#### Prompt
Write out all the material exactly. Leave nothing out.
::: Data entries
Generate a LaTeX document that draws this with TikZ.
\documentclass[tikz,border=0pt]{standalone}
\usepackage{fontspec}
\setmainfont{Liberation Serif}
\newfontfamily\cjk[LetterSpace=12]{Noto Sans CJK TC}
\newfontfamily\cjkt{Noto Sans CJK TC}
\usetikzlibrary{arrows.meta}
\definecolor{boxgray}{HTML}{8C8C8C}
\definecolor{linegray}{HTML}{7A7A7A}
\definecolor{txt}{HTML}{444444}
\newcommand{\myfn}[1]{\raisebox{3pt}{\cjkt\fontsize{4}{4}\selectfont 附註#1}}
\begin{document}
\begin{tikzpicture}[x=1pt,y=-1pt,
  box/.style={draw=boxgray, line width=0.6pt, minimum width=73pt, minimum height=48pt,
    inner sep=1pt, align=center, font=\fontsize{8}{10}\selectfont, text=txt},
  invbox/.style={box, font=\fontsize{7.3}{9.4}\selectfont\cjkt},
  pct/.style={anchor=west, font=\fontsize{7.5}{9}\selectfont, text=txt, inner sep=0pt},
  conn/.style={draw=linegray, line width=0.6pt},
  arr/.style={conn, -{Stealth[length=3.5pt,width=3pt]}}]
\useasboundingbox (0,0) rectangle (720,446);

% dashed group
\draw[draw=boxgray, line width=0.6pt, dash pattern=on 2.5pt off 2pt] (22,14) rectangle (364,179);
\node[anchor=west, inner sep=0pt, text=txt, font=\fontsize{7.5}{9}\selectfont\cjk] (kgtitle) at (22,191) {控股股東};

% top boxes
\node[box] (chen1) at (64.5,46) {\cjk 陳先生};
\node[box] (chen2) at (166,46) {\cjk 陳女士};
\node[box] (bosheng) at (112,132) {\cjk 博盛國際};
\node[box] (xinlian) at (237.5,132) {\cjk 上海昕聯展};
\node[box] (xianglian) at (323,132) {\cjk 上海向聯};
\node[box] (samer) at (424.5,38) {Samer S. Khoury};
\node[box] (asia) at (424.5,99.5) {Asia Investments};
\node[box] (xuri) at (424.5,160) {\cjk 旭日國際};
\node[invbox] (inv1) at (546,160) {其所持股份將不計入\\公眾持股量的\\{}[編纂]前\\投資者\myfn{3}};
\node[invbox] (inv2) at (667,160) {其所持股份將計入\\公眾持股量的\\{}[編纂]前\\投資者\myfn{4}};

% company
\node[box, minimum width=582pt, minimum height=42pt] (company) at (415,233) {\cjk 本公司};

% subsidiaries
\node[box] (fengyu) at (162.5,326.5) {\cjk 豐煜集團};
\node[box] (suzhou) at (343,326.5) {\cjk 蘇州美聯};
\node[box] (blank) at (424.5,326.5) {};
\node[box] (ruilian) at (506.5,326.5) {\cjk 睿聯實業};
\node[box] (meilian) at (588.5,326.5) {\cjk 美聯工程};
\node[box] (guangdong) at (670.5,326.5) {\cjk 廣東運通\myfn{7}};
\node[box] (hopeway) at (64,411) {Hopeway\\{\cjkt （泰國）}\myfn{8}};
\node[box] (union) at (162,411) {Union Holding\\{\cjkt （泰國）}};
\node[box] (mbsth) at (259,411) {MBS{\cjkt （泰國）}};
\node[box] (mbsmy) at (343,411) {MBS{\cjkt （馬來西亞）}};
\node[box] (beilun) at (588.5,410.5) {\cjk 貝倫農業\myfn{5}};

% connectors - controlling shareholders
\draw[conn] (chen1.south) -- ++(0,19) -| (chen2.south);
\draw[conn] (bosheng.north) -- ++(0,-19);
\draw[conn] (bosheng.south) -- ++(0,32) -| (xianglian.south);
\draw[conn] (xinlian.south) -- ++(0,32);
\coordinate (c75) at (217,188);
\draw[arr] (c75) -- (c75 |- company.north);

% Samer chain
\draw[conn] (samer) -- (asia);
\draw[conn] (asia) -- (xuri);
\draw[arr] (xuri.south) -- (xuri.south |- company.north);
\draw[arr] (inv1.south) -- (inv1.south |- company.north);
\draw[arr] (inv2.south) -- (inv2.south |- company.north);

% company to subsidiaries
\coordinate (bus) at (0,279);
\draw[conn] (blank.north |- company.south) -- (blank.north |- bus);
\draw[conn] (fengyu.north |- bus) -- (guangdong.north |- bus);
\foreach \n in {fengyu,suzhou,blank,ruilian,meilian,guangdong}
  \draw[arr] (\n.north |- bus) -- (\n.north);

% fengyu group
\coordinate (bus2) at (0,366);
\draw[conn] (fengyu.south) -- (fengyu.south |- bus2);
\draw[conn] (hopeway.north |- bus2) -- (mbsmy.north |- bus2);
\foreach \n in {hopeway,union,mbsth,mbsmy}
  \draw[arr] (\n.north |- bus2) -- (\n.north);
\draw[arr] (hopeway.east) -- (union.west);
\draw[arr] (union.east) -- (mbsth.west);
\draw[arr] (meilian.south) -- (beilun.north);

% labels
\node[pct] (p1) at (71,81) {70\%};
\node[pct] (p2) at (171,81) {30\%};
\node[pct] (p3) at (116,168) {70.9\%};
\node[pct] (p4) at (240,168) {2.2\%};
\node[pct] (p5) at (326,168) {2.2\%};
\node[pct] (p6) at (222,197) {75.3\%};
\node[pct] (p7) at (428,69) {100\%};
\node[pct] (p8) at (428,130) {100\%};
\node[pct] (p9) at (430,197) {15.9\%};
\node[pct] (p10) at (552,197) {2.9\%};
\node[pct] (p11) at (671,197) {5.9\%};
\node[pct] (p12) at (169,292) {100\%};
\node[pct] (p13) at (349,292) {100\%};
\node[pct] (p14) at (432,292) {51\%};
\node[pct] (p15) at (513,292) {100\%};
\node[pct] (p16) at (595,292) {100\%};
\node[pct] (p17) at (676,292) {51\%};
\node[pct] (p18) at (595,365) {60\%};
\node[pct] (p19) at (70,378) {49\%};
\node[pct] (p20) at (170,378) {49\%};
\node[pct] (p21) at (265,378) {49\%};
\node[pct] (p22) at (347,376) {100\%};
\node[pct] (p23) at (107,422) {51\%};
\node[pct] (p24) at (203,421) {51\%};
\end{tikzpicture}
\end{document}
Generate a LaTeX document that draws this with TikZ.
::::::
#### Exercise output
Generate a LaTeX document that draws this with TikZ.
\documentclass[tikz,border=0pt]{standalone}
\usepackage{fontspec}
\setmainfont{Liberation Serif}
\newfontfamily\cjk[LetterSpace=12]{Noto Sans CJK TC}
\newfontfamily\cjkt{Noto Sans CJK TC}
\usetikzlibrary{arrows.meta}
\definecolor{boxgray}{HTML}{8C8C8C}
\definecolor{linegray}{HTML}{7A7A7A}
\definecolor{txt}{HTML}{444444}
\newcommand{\myfn}[1]{\raisebox{3pt}{\cjkt\fontsize{4}{4}\selectfont 附註#1}}
\begin{document}
\begin{tikzpicture}[x=1pt,y=-1pt,
  box/.style={draw=boxgray, line width=0.6pt, minimum width=73pt, minimum height=48pt,
    inner sep=1pt, align=center, font=\fontsize{8}{10}\selectfont, text=txt},
  invbox/.style={box, font=\fontsize{7.3}{9.4}\selectfont\cjkt},
  pct/.style={anchor=west, font=\fontsize{7.5}{9}\selectfont, text=txt, inner sep=0pt},
  conn/.style={draw=linegray, line width=0.6pt},
  arr/.style={conn, -{Stealth[length=3.5pt,width=3pt]}}]
\useasboundingbox (0,0) rectangle (720,446);

% dashed group
\draw[draw=boxgray, line width=0.6pt, dash pattern=on 2.5pt off 2pt] (22,14) rectangle (364,179);
\node[anchor=west, inner sep=0pt, text=txt, font=\fontsize{7.5}{9}\selectfont\cjk] (kgtitle) at (22,191) {控股股東};

% top boxes
\node[box] (chen1) at (64.5,46) {\cjk 陳先生};
\node[box] (chen2) at (166,46) {\cjk 陳女士};
\node[box] (bosheng) at (112,132) {\cjk 博盛國際};
\node[box] (xinlian) at (237.5,132) {\cjk 上海昕聯展};
\node[box] (xianglian) at (323,132) {\cjk 上海向聯};
\node[box] (samer) at (424.5,38) {Samer S. Khoury};
\node[box] (asia) at (424.5,99.5) {Asia Investments};
\node[box] (xuri) at (424.5,160) {\cjk 旭日國際};
\node[invbox] (inv1) at (546,160) {其所持股份將不計入\\公眾持股量的\\{}[編纂]前\\投資者\myfn{3}};
\node[invbox] (inv2) at (667,160) {其所持股份將計入\\公眾持股量的\\{}[編纂]前\\投資者\myfn{4}};

% company
\node[box, minimum width=582pt, minimum height=42pt] (company) at (415,233) {\cjk 本公司};

% subsidiaries
\node[box] (fengyu) at (162.5,326.5) {\cjk 豐煜集團};
\node[box] (suzhou) at (343,326.5) {\cjk 蘇州美聯};
\node[box] (blank) at (424.5,326.5) {};
\node[box] (ruilian) at (506.5,326.5) {\cjk 睿聯實業};
\node[box] (meilian) at (588.5,326.5) {\cjk 美聯工程};
\node[box] (guangdong) at (670.5,326.5) {\cjk 廣東運通\myfn{7}};
\node[box] (hopeway) at (64,411) {Hopeway\\{\cjkt （泰國）}\myfn{8}};
\node[box] (union) at (162,411) {Union Holding\\{\cjkt （泰國）}};
\node[box] (mbsth) at (259,411) {MBS{\cjkt （泰國）}};
\node[box] (mbsmy) at (343,411) {MBS{\cjkt （馬來西亞）}};
\node[box] (beilun) at (588.5,410.5) {\cjk 貝倫農業\myfn{5}};

% connectors - controlling shareholders
\draw[conn] (chen1.south) -- ++(0,19) -| (chen2.south);
\draw[conn] (bosheng.north) -- ++(0,-19);
\draw[conn] (bosheng.south) -- ++(0,32) -| (xianglian.south);
\draw[conn] (xinlian.south) -- ++(0,32);
\coordinate (c75) at (217,188);
\draw[arr] (c75) -- (c75 |- company.north);

% Samer chain
\draw[conn] (samer) -- (asia);
\draw[conn] (asia) -- (xuri);
\draw[arr] (xuri.south) -- (xuri.south |- company.north);
\draw[arr] (inv1.south) -- (inv1.south |- company.north);
\draw[arr] (inv2.south) -- (inv2.south |- company.north);

% company to subsidiaries
\coordinate (bus) at (0,279);
\draw[conn] (blank.north |- company.south) -- (blank.north |- bus);
\draw[conn] (fengyu.north |- bus) -- (guangdong.north |- bus);
\foreach \n in {fengyu,suzhou,blank,ruilian,meilian,guangdong}
  \draw[arr] (\n.north |- bus) -- (\n.north);

% fengyu group
\coordinate (bus2) at (0,366);
\draw[conn] (fengyu.south) -- (fengyu.south |- bus2);
\draw[conn] (hopeway.north |- bus2) -- (mbsmy.north |- bus2);
\foreach \n in {hopeway,union,mbsth,mbsmy}
  \draw[arr] (\n.north |- bus2) -- (\n.north);
\draw[arr] (hopeway.east) -- (union.west);
\draw[arr] (union.east) -- (mbsth.west);
\draw[arr] (meilian.south) -- (beilun.north);

% labels
\node[pct] (p1) at (71,81) {70\%};
\node[pct] (p2) at (171,81) {30\%};
\node[pct] (p3) at (116,168) {70.9\%};
\node[pct] (p4) at (240,168) {2.2\%};
\node[pct] (p5) at (326,168) {2.2\%};
\node[pct] (p6) at (222,197) {75.3\%};
\node[pct] (p7) at (428,69) {100\%};
\node[pct] (p8) at (428,130) {100\%};
\node[pct] (p9) at (430,197) {15.9\%};
\node[pct] (p10) at (552,197) {2.9\%};
\node[pct] (p11) at (671,197) {5.9\%};
\node[pct] (p12) at (169,292) {100\%};
\node[pct] (p13) at (349,292) {100\%};
\node[pct] (p14) at (432,292) {51\%};
\node[pct] (p15) at (513,292) {100\%};
\node[pct] (p16) at (595,292) {100\%};
\node[pct] (p17) at (676,292) {51\%};
\node[pct] (p18) at (595,365) {60\%};
\node[pct] (p19) at (70,378) {49\%};
\node[pct] (p20) at (170,378) {49\%};
\node[pct] (p21) at (265,378) {49\%};
\node[pct] (p22) at (347,376) {100\%};
\node[pct] (p23) at (107,422) {51\%};
\node[pct] (p24) at (203,421) {51\%};
\end{tikzpicture}
\end{document}
Generate a LaTeX document that draws this with TikZ.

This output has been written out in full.